W sobotę MKS PR URBIS Gniezno udał się na bardzo gorący teren. Podopieczne trenerów Roberta Popka i Romana Solarka zmierzyły się na wyjeździe z Samborem Tczew. Spotkanie zakończyło się porażką gnieźnianek 26:29.
Rywalizacja od początku była bardzo zacięta. W pierwszych minutach przyjezdne postanowiły wyjść na jednobramkowe prowadzenie. Niestety, w 7. minucie coś kompletnie się zacięło.
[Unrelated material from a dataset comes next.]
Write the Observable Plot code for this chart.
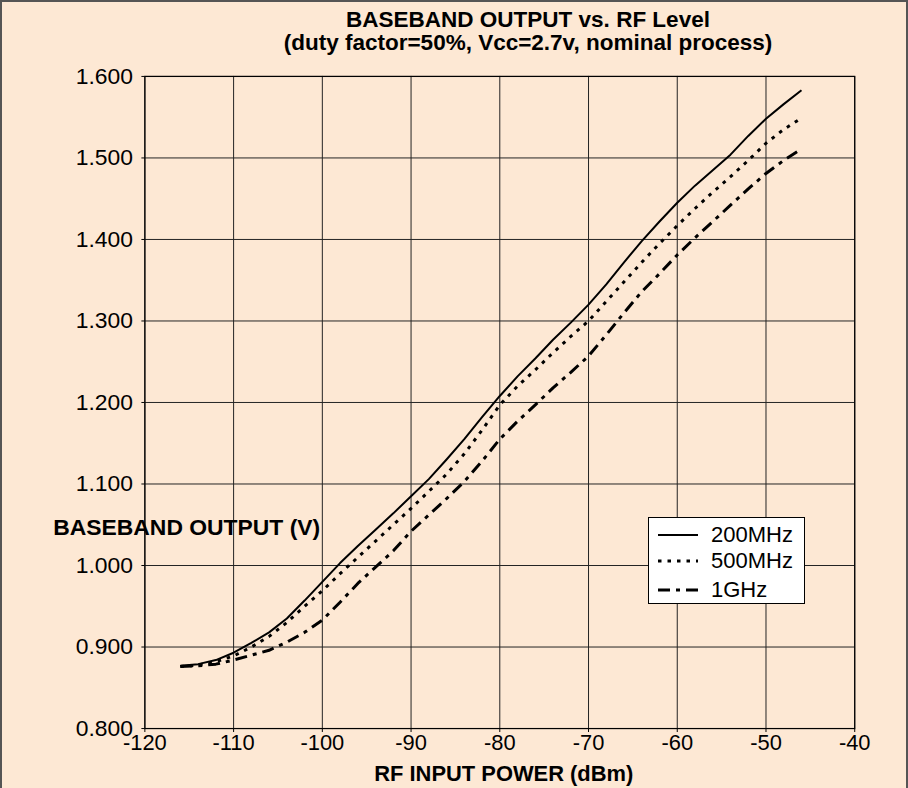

Gospodynie wyprowadziły bardzo mocne ciosy, dzięki którym w 15. min prowadziły już 11:4. Później gnieźnianki musiały gonić. Ostatecznie do przerwy było 19:12 dla Sambora.
Druga połowa to skuteczniejsza gra MKS PR URBIS Gniezno. Gnieźnianki oczywiście nie były nieomylne, ale zdołały wyeliminować część błędów z pierwszej partii. Trochę szkoda dwóch niewykorzystanych rzutów karnych – jednego Jagody Linkowskiej i jednego Mileny Kaczmarek. Generalnie jednak w trakcie drugich 30 minut przyjezdne pokazały, że z faworytem ligi można skutecznie rywalizować. Wygrały tę połowę czterema bramkami, a w ostatecznym rozrachunku okazały się słabsze – 26:29.
Bardzo dobre wejście w zespół zaliczyła Milena Kaczmarek. Tego dnia wyróżniała się po stronie przyjezdnych, zdobywając siedem bramek. Tradycyjnie jedną z liderek była też praktycznie niezawodna Jagoda Linkowska. Uwzględniamy tutaj liczbę bramek.
MKS PR: Kobyłecka, Olejniczak, Konieczna – Kasprowiak 3, Niedzielska, Siwka, Sawicka, Giszczyńska 3, Chojnacka, Dolacińska, Bigoszewska-Jackowiak 5, Rachela, Linkowska 6, Kaczmarek 7, Matysek, Łęgowska 2.